INTERVIEWS, REVIEWS & RELATED ARTICLES
Pitchfork JANUARY 8, 2009 - by Stephen M. Deusner
MARIANNE FAITHFULL: EASY COME EASY GO
She may not sell as well or enjoy their prominent rock status, but I'd bet there's more concentrated excitement over a new Marianne Faithfull album than any new Rolling Stones release could inspire in even their hardiest fan. There are certainly fewer dashed expectations. Unlike the group that ostensibly "discovered" her (those quote marks should be in 72-point font), Faithfull has carved a niche as a gifted and idiosyncratic interpreter embedded in the present but engaged with the past. In lesser hands, her grainy voice - impossibly dark and knowing - might sound gothically cheesy, but she gives herself over to her songs completely while remaining indelibly, recognisably herself. She's the Helen Mirren of rock'n'roll: a dish in the 1960s who has not only aged incredibly well, but wears her age with as much grace as others wear their youth.
Like her 1987 album Strange Weather, which cemented that reputation, Easy Come, Easy Go is a covers album produced by Hal Willner, and a few of the song titles here might suggest something akin to one of those dreadful boomer standards albums or a pathetic attempt by an older artist to connect with the kids. (A U.S. version will be out in March on Decca Records.) But Faithfull is classier than Rod Stewart or Pat Boone, not just because her voice is more appealing, but primarily because she knows to dig deep into an artist's catalog for inspiration. Everything is a standard, if to no one else but herself. So nothing here, not even the Duke Ellington song, sounds like an obvious choice, nor is anything handled predictably. Bessie Smith's Easy Come, Easy Go becomes a slow-burn vaudeville, layering clarinets over... well, I don't know what it is, but sounds like either a fuzzed-out bassoon or a fuzzed-out bass piano. The effect is uncanny: an eerie approximation of the past that sounds both real and unreal.
There is no guiding conceit to Easy Come, Easy Go, no criteria that connects all of Faithfull's sources, which frees her up considerably to find the hidden passages between these disparate songs. Smith and Ellington sit alongside The Decemberists, Neko Case, and Espers, but Faithfull isn't pandering to bloggers and Willner doesn't play Rick Rubin to her Johnny Cash by having her reinterpret modern-rock tunes into novelty. Rather, there are dark themes running through these songs, which evoke different facets of loss and self-destruction. Opening the record, Dolly Parton's Down from Dover devastates as it recounts a woman's unwanted pregnancy and self-delusion that the father will return. Parton made the narrator's innocence sound immediate, but Faithfull removes herself somewhat from the predicament, her rasp suggesting the passage of time and a life that has gotten no easier. As she sings it, Down From Dover sounds like a spiritual twin to The Decemberists' The Crane Wife 3, which unthreads some of the same maternal and spousal conflicts and makes the simple melody sound like a descending brushstroke on a clean canvas.

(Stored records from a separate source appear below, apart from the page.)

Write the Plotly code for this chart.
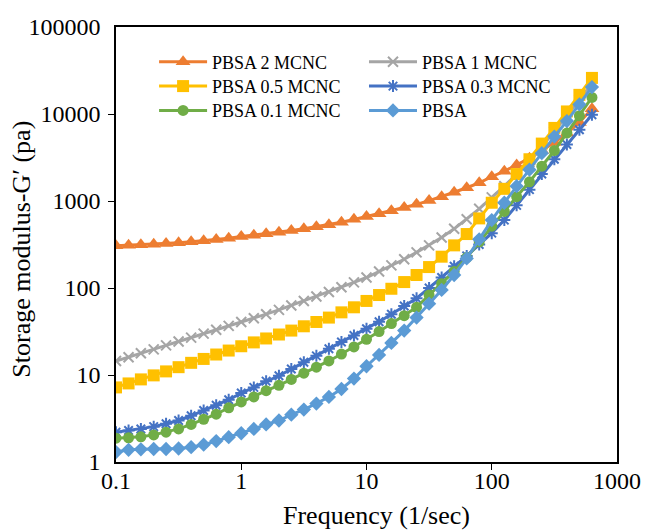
import plotly.graph_objects as go

freq = [0.1, 0.126, 0.158, 0.2, 0.251, 0.316, 0.398, 0.501, 0.631, 0.794,
        1.0, 1.26, 1.58, 2.0, 2.51, 3.16, 3.98, 5.01, 6.31, 7.94,
        10.0, 12.6, 15.8, 20.0, 25.1, 31.6, 39.8, 50.1, 63.1, 79.4,
        100.0, 126, 158, 200, 251, 316, 398, 501, 631]

pbsa_2 = [305, 309, 314, 319, 325, 332, 340, 349, 360, 373,
          390, 405, 420, 438, 458, 480, 505, 535, 570, 615,
          665, 715, 775, 840, 915, 1010, 1120, 1260, 1420, 1620,
          1900, 2200, 2600, 3100, 3800, 4700, 6000, 8000, 11500]

pbsa_1 = [14.5, 16, 17.8, 19.7, 21.9, 24.3, 26.9, 29.9, 33.1, 36.7,
          40.7, 45, 50, 56, 63, 71, 80, 90, 102, 116,
          132, 155, 182, 214, 257, 309, 380, 479, 617, 813,
          1100, 1480, 2040, 2800, 4200, 6300, 9600, 14500, 22500]

pbsa_05 = [7.2, 8.0, 8.9, 9.9, 11.0, 12.3, 13.8, 15.3, 17.2, 19.1,
           21.4, 23.7, 26.3, 29.2, 32.4, 36.3, 40.7, 45.7, 52.5, 60,
           71, 83, 98, 117, 141, 174, 229, 309, 417, 631,
           955, 1380, 2040, 3020, 4570, 6920, 10700, 16600, 26000]

pbsa_03 = [2.2, 2.3, 2.4, 2.55, 2.75, 3.0, 3.4, 3.9, 4.5, 5.2,
           6.2, 7.2, 8.5, 9.8, 11.7, 14, 16.6, 20, 24, 28.5,
           34, 41, 50, 62, 76, 100, 132, 178, 234, 316,
           427, 603, 891, 1350, 2040, 3020, 4470, 6600, 9800]

pbsa_01 = [1.88, 1.9, 1.95, 2.05, 2.2, 2.4, 2.7, 3.1, 3.55, 4.2,
           4.9, 5.6, 6.6, 7.6, 8.9, 10.5, 12.3, 14.5, 17.4, 21,
           25.7, 31.6, 39, 48, 60, 83, 112, 155, 224, 339,
           513, 759, 1120, 1660, 2510, 3800, 6030, 9550, 15500]

pbsa_0 = [1.3, 1.38, 1.4, 1.41, 1.41, 1.43, 1.48, 1.58, 1.74, 1.93,
          2.14, 2.4, 2.7, 3.0, 3.5, 4.0, 4.7, 5.6, 6.9, 9.1,
          12.6, 17, 23.4, 32.4, 45.7, 66, 95, 141, 219, 363,
          603, 955, 1480, 2290, 3550, 5500, 8300, 12900, 20400]

x_ticks = [0.1, 1, 10, 100, 1000]
x_tick_text = ["0.1", "1", "10", "100", "1000"]
y_ticks = [1, 10, 100, 1000, 10000, 100000]
y_tick_text = ["1", "10", "100", "1000", "10000", "100000"]

FONT = "Liberation Serif, Times New Roman, serif"

# name, values, colour, marker, marker size, legend id, legend column, legend row
series = [
    ("PBSA 2 MCNC", pbsa_2, "#ED7D31", "triangle-up", 13, "legend", 0, 0),
    ("PBSA 1 MCNC", pbsa_1, "#A5A5A5", "x-thin-open", 10, "legend2", 1, 0),
    ("PBSA 0.5 MCNC", pbsa_05, "#FFC000", "square", 12, "legend3", 0, 1),
    ("PBSA 0.3 MCNC", pbsa_03, "#4472C4", "asterisk-open", 10, "legend4", 1, 1),
    ("PBSA 0.1 MCNC", pbsa_01, "#70AD47", "circle", 11, "legend5", 0, 2),
    ("PBSA", pbsa_0, "#5B9BD5", "diamond", 11, "legend6", 1, 2),
]

fig = go.Figure()
for name, vals, color, sym, size, leg, col, row in series:
    fig.add_trace(go.Scatter(
        x=freq, y=vals, name=name, mode="lines+markers",
        line=dict(color=color, width=3),
        marker=dict(symbol=sym, size=size, color=color,
                    line=dict(color=color, width=2 if "open" in sym else 0)),
        legend=leg,
    ))

legend_common = dict(font=dict(family=FONT, size=18, color="black"),
                     bgcolor="rgba(0,0,0,0)", borderwidth=0,
                     itemwidth=48, xanchor="left", yanchor="top")
col_x = [0.076, 0.495]
row_y = [0.962, 0.906, 0.850]
legends = {}
for name, vals, color, sym, size, leg, col, row in series:
    legends[leg] = dict(x=col_x[col], y=row_y[row], **legend_common)

fig.update_layout(
    width=645, height=531,
    margin=dict(l=116, r=28, t=27, b=69, autoexpand=False),
    paper_bgcolor="white", plot_bgcolor="white",
    font=dict(family=FONT, color="black"),
    showlegend=True,
    **legends,
)

fig.update_xaxes(
    type="log", range=[-1, 3], automargin=False,
    tickvals=x_ticks, ticktext=x_tick_text,
    ticks="outside", ticklen=1, tickcolor="rgba(0,0,0,0)",
    ticklabelstandoff=-5,
    minor=dict(tickvals=[1, 10, 100], ticks="outside", ticklen=6,
               tickcolor="black", tickwidth=1.3, showgrid=False),
    tickfont=dict(family=FONT, size=24, color="black"),
    showline=True, linecolor="black", linewidth=1.5, mirror=True,
    showgrid=False, zeroline=False,
)
fig.update_yaxes(
    type="log", range=[0, 5], automargin=False,
    tickvals=y_ticks, ticktext=y_tick_text,
    ticks="outside", ticklen=9, tickcolor="rgba(0,0,0,0)",
    minor=dict(tickvals=[10, 100, 1000, 10000], ticks="outside", ticklen=6,
               tickcolor="black", tickwidth=1.3, showgrid=False),
    tickfont=dict(family=FONT, size=24, color="black"),
    showline=True, linecolor="black", linewidth=1.5, mirror=True,
    showgrid=False, zeroline=False,
)

fig.add_annotation(text="Frequency (1/sec)", xref="paper", yref="paper",
                   x=0.519, y=-0.124, xanchor="center", yanchor="middle",
                   showarrow=False, font=dict(family=FONT, size=26, color="black"))
fig.add_annotation(text="Storage modulus-G′ (pa)", xref="paper", yref="paper",
                   x=-0.188, y=0.49, xanchor="center", yanchor="middle",
                   textangle=-90, showarrow=False,
                   font=dict(family=FONT, size=26, color="black"))

fig.write_html("out.html")
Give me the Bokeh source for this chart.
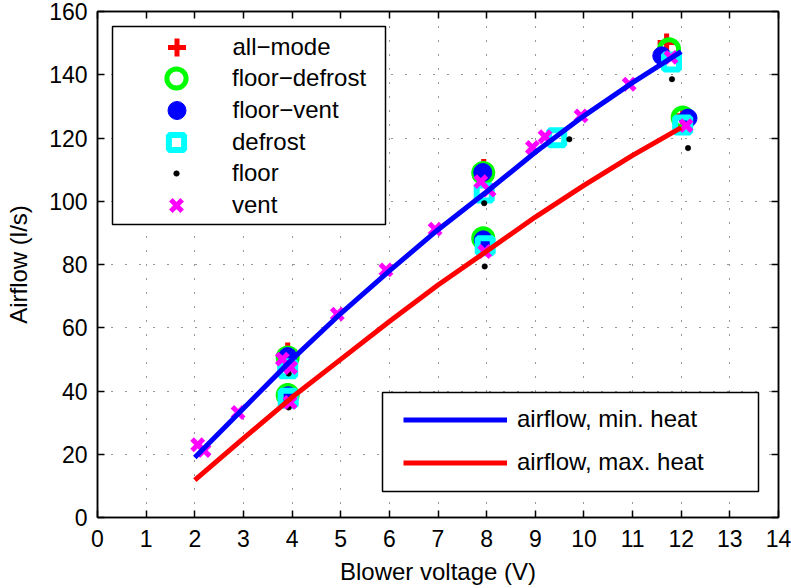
from bokeh.plotting import figure
from bokeh.models import Range1d, LinearAxis, FixedTicker, Legend, LegendItem, BoxAnnotation
from bokeh.embed import file_html
from bokeh.resources import INLINE

# ---------------- data ----------------
volts = [2, 3, 4, 5, 6, 7, 8, 9, 10, 11, 12]
airflow_min_heat = [19.0, 34.5, 50.0, 64.5, 78.0, 91.0, 103.0, 115.5, 127.0, 137.5, 147.3]
airflow_max_heat = [11.8, 25.0, 38.0, 50.0, 62.0, 73.5, 84.2, 95.0, 105.0, 114.5, 123.3]

all_mode_v = [3.91, 3.91, 7.94, 7.94, 11.70, 12.03]
all_mode_q = [52.5, 39.5, 110.5, 88.5, 150.2, 127.0]

floor_defrost_v = [3.91, 3.91, 7.93, 7.93, 11.75, 12.03]
floor_defrost_q = [50.6, 38.7, 108.9, 88.3, 148.1, 126.5]

floor_vent_v = [3.91, 3.92, 7.92, 7.93, 11.60, 12.14]
floor_vent_q = [50.9, 38.5, 109.1, 87.8, 146.0, 126.3]

defrost_v = [3.91, 3.92, 7.95, 7.97, 9.44, 11.80, 12.03]
defrost_q = [47.0, 37.7, 102.6, 85.9, 120.1, 144.0, 124.1]

floor_v = [3.93, 3.93, 7.95, 7.96, 9.70, 11.81, 12.14]
floor_q = [45.5, 34.8, 99.4, 79.4, 119.6, 138.6, 116.8]

vent_v = [2.06, 2.19, 2.89, 3.80, 3.97, 3.96, 4.93, 5.93, 6.94, 7.88, 8.05, 7.96,
          8.94, 9.20, 9.94, 10.93, 11.79, 12.10]
vent_q = [23.0, 21.2, 33.2, 50.1, 47.4, 36.4, 64.3, 78.3, 91.2, 106.2, 103.5, 84.1,
          117.0, 120.4, 127.0, 137.0, 145.5, 123.9]

x_ticks = list(range(0, 15))
y_ticks = list(range(0, 161, 20))

marker_labels = ["all\u2212mode", "floor\u2212defrost", "floor\u2212vent", "defrost", "floor", "vent"]
line_labels = ["airflow, min. heat", "airflow, max. heat"]
x_label = "Blower voltage (V)"
y_label = "Airflow (l/s)"

# ---------------- layout ----------------
FONT = "Liberation Sans"
W, H = 791, 588
BL, BR, BT, BB = 97, 13, 11, 71
FRAME_L = BL
FRAME_B = H - BB

p = figure(width=W, height=H, x_range=Range1d(0, 14), y_range=Range1d(0, 160),
           output_backend="svg", toolbar_location=None,
           min_border_left=BL, min_border_right=BR, min_border_top=BT, min_border_bottom=BB)
p.background_fill_color = "white"
p.border_fill_color = "white"
p.outline_line_color = "black"
p.outline_line_width = 1.5

# glyphs
r_all = p.scatter(all_mode_v, all_mode_q, marker="cross", size=18,
                  line_color="#ff0000", line_width=5)
r_fd = p.scatter(floor_defrost_v, floor_defrost_q, marker="circle", size=19,
                 fill_color=None, line_color="#00ff00", line_width=5)
r_fv = p.scatter(floor_vent_v, floor_vent_q, marker="circle", size=18,
                 fill_color="#0000ff", line_color="#0000ff", line_width=1)
r_def = p.scatter(defrost_v, defrost_q, marker="square", size=15,
                  fill_color=None, line_color="#00ffff", line_width=6)
r_floor = p.scatter(floor_v, floor_q, marker="circle", size=5.5,
                    fill_color="black", line_color="black", line_width=0.5)
r_vent = p.scatter(vent_v, vent_q, marker="x", size=16,
                   line_color="#ff00ff", line_width=5)
r_min = p.line(volts, airflow_min_heat, line_color="#0000ff", line_width=5)
r_max = p.line(volts, airflow_max_heat, line_color="#ff0000", line_width=5)

# axes
for ax in (p.xaxis[0], p.yaxis[0]):
    ax.major_label_text_font = FONT
    ax.major_label_text_font_size = "23px"
    ax.major_label_text_color = "black"
    ax.axis_label_text_font = FONT
    ax.axis_label_text_font_size = "24px"
    ax.axis_label_text_font_style = "normal"
    ax.axis_label_text_color = "black"
    ax.major_tick_in = 7
    ax.major_tick_out = 0
    ax.minor_tick_line_color = None
    ax.axis_line_width = 1.5
    ax.major_tick_line_width = 1.5
    ax.axis_line_color = "black"
    ax.major_tick_line_color = "black"
p.xaxis[0].ticker = FixedTicker(ticks=x_ticks)
p.yaxis[0].ticker = FixedTicker(ticks=y_ticks)
p.xaxis[0].axis_label = x_label
p.yaxis[0].axis_label = y_label
p.xaxis[0].major_label_standoff = 12
p.yaxis[0].major_label_standoff = 10
p.xaxis[0].axis_label_standoff = 8
p.yaxis[0].axis_label_standoff = 14

# tick-only axes on top and right (box with inward ticks, no labels drawn)
for ticks, loc in ((x_ticks, "above"), (y_ticks, "right")):
    ax = LinearAxis(ticker=FixedTicker(ticks=ticks), major_label_text_font_size="0px",
                    major_label_text_color=None, major_label_text_alpha=0,
                    major_label_standoff=0, major_tick_in=7, major_tick_out=0,
                    minor_tick_line_color=None, axis_line_width=1.5, major_tick_line_width=1.5)
    p.add_layout(ax, loc)

for g, t in ((p.xgrid[0], x_ticks), (p.ygrid[0], y_ticks)):
    g.ticker = FixedTicker(ticks=t)
    g.grid_line_color = "black"
    g.grid_line_dash = "1 13"
    g.grid_line_width = 1
    g.grid_line_alpha = 0.8

# legend frames
box1 = BoxAnnotation(left=112, right=385, top=26, bottom=224,
                     left_units="canvas", right_units="canvas", top_units="canvas", bottom_units="canvas",
                     fill_color="white", fill_alpha=1, line_color="black", line_width=1.5, line_alpha=1)
box2 = BoxAnnotation(left=382, right=758, top=392, bottom=491,
                     left_units="canvas", right_units="canvas", top_units="canvas", bottom_units="canvas",
                     fill_color="white", fill_alpha=1, line_color="black", line_width=1.5, line_alpha=1)
p.add_layout(box1)
p.add_layout(box2)

# marker legend: one item per legend so each sample keeps its own size
row_centers = [46.7, 78.3, 110.0, 141.7, 173.3, 205.0]
sample_sizes = [18, 19, 18, 15, 5.5, 16]
for lab, rend, s, cy in zip(marker_labels, [r_all, r_fd, r_fv, r_def, r_floor, r_vent], sample_sizes, row_centers):
    gw = int(round(s / 0.4))
    leg = Legend(items=[LegendItem(label=lab, renderers=[rend])],
                 location=(176 - gw / 2 - FRAME_L, FRAME_B - (cy + 30)),
                 glyph_width=gw, glyph_height=60, label_height=60,
                 label_standoff=int(round(56 - gw / 2)), padding=0, margin=0, spacing=0,
                 border_line_color=None, background_fill_alpha=0,
                 label_text_font=FONT, label_text_font_size="24px", label_text_color="black")
    p.add_layout(leg)

leg2 = Legend(items=[LegendItem(label=line_labels[0], renderers=[r_min]),
                     LegendItem(label=line_labels[1], renderers=[r_max])],
              location=(403 - FRAME_L, FRAME_B - 483.5),
              glyph_width=104, glyph_height=43, label_height=43, label_standoff=10,
              padding=0, margin=0, spacing=0,
              border_line_color=None, background_fill_alpha=0,
              label_text_font=FONT, label_text_font_size="24px", label_text_color="black")
p.add_layout(leg2)

open("out.html", "w").write(file_html(p, INLINE))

Brian Eno's How Many Worlds still sounds slight and indifferent, but Randy Newman's In Germany Before The War could have been written specifically for Faithfull - or at least by Weill. She can't evoke the unbearable sense of loss that the original communicates so easily, but she does conjure her own particularly mournful ambience, as if playing every part (the first-person narrator, the little lost girl) herself. Espers' Children of Stone is filled with majestic dread that never dissipates over its eight minutes. Her backing band - including backing vocalist Chan Marshall - oversell Case's Hold On Hold On, but Faithfull gets the dark self-reckoning just right.
In Europe, Naïve is releasing a special edition that includes eight bonus tracks that broaden the scope of the project, if not the depth. Her version of the Black Rebel Motorcycle Club's Salvation tries too hard to replicate the dense sound of the original, which ultimately sounds a bit detached from her vocals. Faithfull sounds more comfortable with the older tracks, savouring the lilting melodies of Judee Sill's The Phoenix and the traditional The Flandyke Shore, made popular by Nic Jones. She retains the pomp and drama of Morrissey's Dear God Please Help Me, but her duet with Jarvis Cocker on Somewhere is sadly underwhelming: Their voices contrast nicely - hers bold and warm, his whispery and conspiratorial - but the song suits neither of them particularly well.
Faithfull fares better with Antony on Smokey Robinson's Ooh Baby Baby, which stands out from the album proper thanks to its convoluted, shifting arrangement. The song opens with piano glissandos and nightclub vocals before transforming into a girl-group lite-funk vamp. They trade off lead duties, but Faithfull sounds best when she's interjecting "stronger stronger" like she's The Antonettes. Throughout its eight minutes, the song stands halfway between the lounge and the dancefloor. It's overlong, extremely gaudy, completely ridiculous, and just wonderful. The song altogether disrupts the album's sombreness and glues sequins all over the original, and to her credit, Faithfull attacks it with more spirit than singers half her age could muster. Except maybe Antony.